:: SUPPLIED DATA
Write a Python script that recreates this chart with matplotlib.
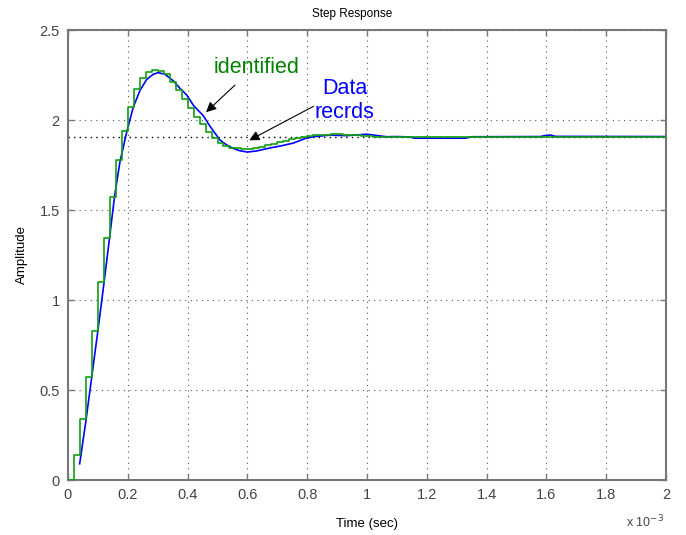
import numpy as np
import matplotlib
matplotlib.use("Agg")
import matplotlib.pyplot as plt

plt.rcParams["font.family"] = ["Liberation Sans", "DejaVu Sans"]

# identified model: zero-order-hold samples, time in units of 1e-3 s
ident_t = np.append(np.arange(0, 1.04, 0.02), 2.0)
ident_y = [0.0, 0.14, 0.34, 0.57, 0.83, 1.10, 1.345, 1.575, 1.78, 1.94,
           2.07, 2.17, 2.235, 2.265, 2.278, 2.272, 2.255, 2.213, 2.167, 2.117,
           2.065, 2.018, 1.976, 1.935, 1.898, 1.870, 1.856, 1.845, 1.843, 1.838,
           1.840, 1.846, 1.852, 1.860, 1.868, 1.877, 1.886, 1.894, 1.900, 1.905,
           1.910, 1.914, 1.917, 1.919, 1.920, 1.920, 1.919, 1.917, 1.915, 1.912,
           1.910, 1.908, 1.908]

# measured data records
data_t = [0.039, 0.06, 0.08, 0.10, 0.12, 0.14, 0.156, 0.174, 0.196, 0.218,
          0.241, 0.263, 0.285, 0.302, 0.324, 0.352, 0.375, 0.397, 0.42, 0.452,
          0.475, 0.508, 0.53, 0.553, 0.575, 0.60, 0.631, 0.676, 0.709, 0.754,
          0.793, 0.82, 0.876, 0.932, 0.999, 1.032, 1.066, 1.10, 1.14, 1.16,
          1.33, 1.35, 1.58, 1.60, 1.615, 1.63, 2.0]
data_y = [0.09, 0.33, 0.58, 0.83, 1.09, 1.36, 1.58, 1.77, 1.93, 2.07,
          2.165, 2.225, 2.254, 2.263, 2.254, 2.218, 2.175, 2.139, 2.08, 2.025,
          1.965, 1.889, 1.862, 1.842, 1.829, 1.822, 1.828, 1.845, 1.855, 1.872,
          1.897, 1.907, 1.916, 1.913, 1.921, 1.914, 1.907, 1.908, 1.906, 1.899,
          1.899, 1.907, 1.908, 1.915, 1.916, 1.909, 1.908]

final_value = 1.908
xticks = [0, 0.2, 0.4, 0.6, 0.8, 1, 1.2, 1.4, 1.6, 1.8, 2]
yticks = [0, 0.5, 1, 1.5, 2, 2.5]

fig = plt.figure(figsize=(6.86, 5.35), dpi=100)
ax = fig.add_axes([68 / 686, 1 - 480 / 535, 598 / 686, 450 / 535])

ax.axhline(final_value, color="black", ls=(0, (1, 3)), lw=1.0, zorder=1)
ax.plot(data_t, data_y, color="#0000ff", lw=1.2, zorder=2)
ax.step(ident_t, ident_y, where="post", color="#10a010", lw=1.2, zorder=3)

ax.set_xlim(0, 2)
ax.set_ylim(0, 2.5)
ax.set_xticks(xticks)
ax.set_xticklabels([f"{v:g}" for v in xticks])
ax.set_yticks(yticks)
ax.set_yticklabels([f"{v:g}" for v in yticks])
ax.grid(True, color="#555555", ls=(0, (1, 4)), lw=0.8)
ax.tick_params(direction="in", top=True, right=True, length=4, width=1,
               color="#777777", labelcolor="#444444", labelsize=10.5, pad=6)
for s in ax.spines.values():
    s.set_color("#777777")
    s.set_linewidth(1.5)

ax.set_title("Step Response", fontsize=8.5, x=0.475, pad=9)
ax.set_xlabel("Time (sec)", fontsize=9.5, labelpad=11)
ax.set_ylabel("Amplitude", fontsize=9.5, labelpad=8)
fig.text(626 / 686, 1 - 527 / 535, r"x 10$^{-3}$", fontsize=9, color="#444444")

ax.text(0.629, 2.294, "identified", color="#008000", fontsize=15.5,
        ha="center", va="center")
ax.text(0.926, 2.11, "Data\nrecrds", color="#0000ff", fontsize=15.5,
        ha="center", va="center", linespacing=1.2)
arrow = dict(arrowstyle="-|>", color="black", lw=0.8, mutation_scale=15)
ax.annotate("", xy=(0.455, 2.033), xytext=(0.565, 2.204), arrowprops=arrow)
ax.annotate("", xy=(0.598, 1.88), xytext=(0.829, 2.083), arrowprops=arrow)

fig.savefig("out.png", dpi=100)
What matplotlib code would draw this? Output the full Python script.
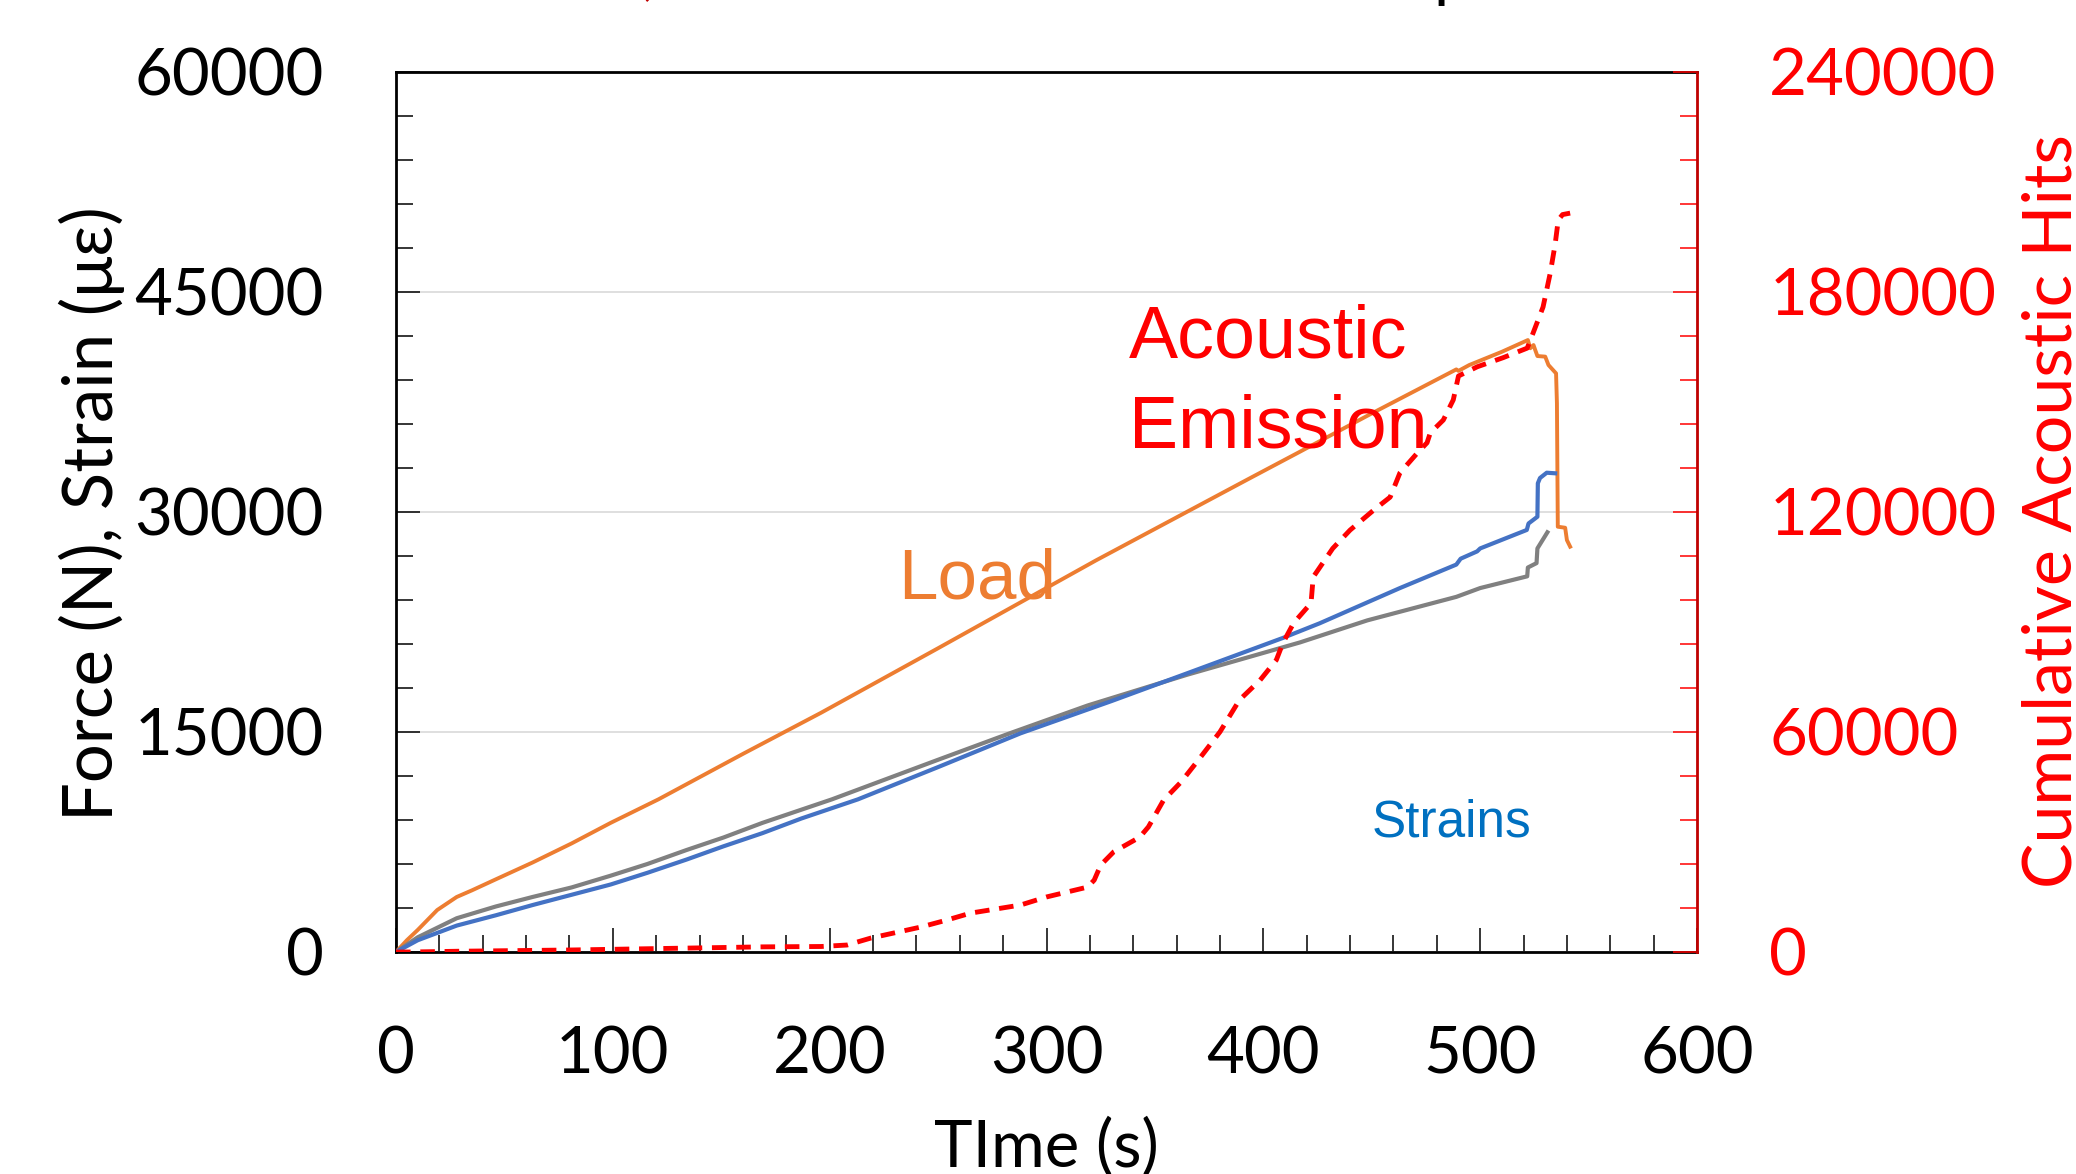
::::
### TASK GOAL
Reproduce the material word for word, minus the images.

### SOLUTION TO THE EXERCISE
Write a Python script that recreates this chart with matplotlib.
import numpy as np
import matplotlib
matplotlib.use("Agg")
import matplotlib.pyplot as plt

plt.rcParams["font.family"] = ["Liberation Sans", "DejaVu Sans"]

# identified model: zero-order-hold samples, time in units of 1e-3 s
ident_t = np.append(np.arange(0, 1.04, 0.02), 2.0)
ident_y = [0.0, 0.14, 0.34, 0.57, 0.83, 1.10, 1.345, 1.575, 1.78, 1.94,
           2.07, 2.17, 2.235, 2.265, 2.278, 2.272, 2.255, 2.213, 2.167, 2.117,
           2.065, 2.018, 1.976, 1.935, 1.898, 1.870, 1.856, 1.845, 1.843, 1.838,
           1.840, 1.846, 1.852, 1.860, 1.868, 1.877, 1.886, 1.894, 1.900, 1.905,
           1.910, 1.914, 1.917, 1.919, 1.920, 1.920, 1.919, 1.917, 1.915, 1.912,
           1.910, 1.908, 1.908]

# measured data records
data_t = [0.039, 0.06, 0.08, 0.10, 0.12, 0.14, 0.156, 0.174, 0.196, 0.218,
          0.241, 0.263, 0.285, 0.302, 0.324, 0.352, 0.375, 0.397, 0.42, 0.452,
          0.475, 0.508, 0.53, 0.553, 0.575, 0.60, 0.631, 0.676, 0.709, 0.754,
          0.793, 0.82, 0.876, 0.932, 0.999, 1.032, 1.066, 1.10, 1.14, 1.16,
          1.33, 1.35, 1.58, 1.60, 1.615, 1.63, 2.0]
data_y = [0.09, 0.33, 0.58, 0.83, 1.09, 1.36, 1.58, 1.77, 1.93, 2.07,
          2.165, 2.225, 2.254, 2.263, 2.254, 2.218, 2.175, 2.139, 2.08, 2.025,
          1.965, 1.889, 1.862, 1.842, 1.829, 1.822, 1.828, 1.845, 1.855, 1.872,
          1.897, 1.907, 1.916, 1.913, 1.921, 1.914, 1.907, 1.908, 1.906, 1.899,
          1.899, 1.907, 1.908, 1.915, 1.916, 1.909, 1.908]

final_value = 1.908
xticks = [0, 0.2, 0.4, 0.6, 0.8, 1, 1.2, 1.4, 1.6, 1.8, 2]
yticks = [0, 0.5, 1, 1.5, 2, 2.5]

fig = plt.figure(figsize=(6.86, 5.35), dpi=100)
ax = fig.add_axes([68 / 686, 1 - 480 / 535, 598 / 686, 450 / 535])

ax.axhline(final_value, color="black", ls=(0, (1, 3)), lw=1.0, zorder=1)
ax.plot(data_t, data_y, color="#0000ff", lw=1.2, zorder=2)
ax.step(ident_t, ident_y, where="post", color="#10a010", lw=1.2, zorder=3)

ax.set_xlim(0, 2)
ax.set_ylim(0, 2.5)
ax.set_xticks(xticks)
ax.set_xticklabels([f"{v:g}" for v in xticks])
ax.set_yticks(yticks)
ax.set_yticklabels([f"{v:g}" for v in yticks])
ax.grid(True, color="#555555", ls=(0, (1, 4)), lw=0.8)
ax.tick_params(direction="in", top=True, right=True, length=4, width=1,
               color="#777777", labelcolor="#444444", labelsize=10.5, pad=6)
for s in ax.spines.values():
    s.set_color("#777777")
    s.set_linewidth(1.5)

ax.set_title("Step Response", fontsize=8.5, x=0.475, pad=9)
ax.set_xlabel("Time (sec)", fontsize=9.5, labelpad=11)
ax.set_ylabel("Amplitude", fontsize=9.5, labelpad=8)
fig.text(626 / 686, 1 - 527 / 535, r"x 10$^{-3}$", fontsize=9, color="#444444")

ax.text(0.629, 2.294, "identified", color="#008000", fontsize=15.5,
        ha="center", va="center")
ax.text(0.926, 2.11, "Data\nrecrds", color="#0000ff", fontsize=15.5,
        ha="center", va="center", linespacing=1.2)
arrow = dict(arrowstyle="-|>", color="black", lw=0.8, mutation_scale=15)
ax.annotate("", xy=(0.455, 2.033), xytext=(0.565, 2.204), arrowprops=arrow)
ax.annotate("", xy=(0.598, 1.88), xytext=(0.829, 2.083), arrowprops=arrow)

fig.savefig("out.png", dpi=100)
What matplotlib code would draw this? Output the full Python script.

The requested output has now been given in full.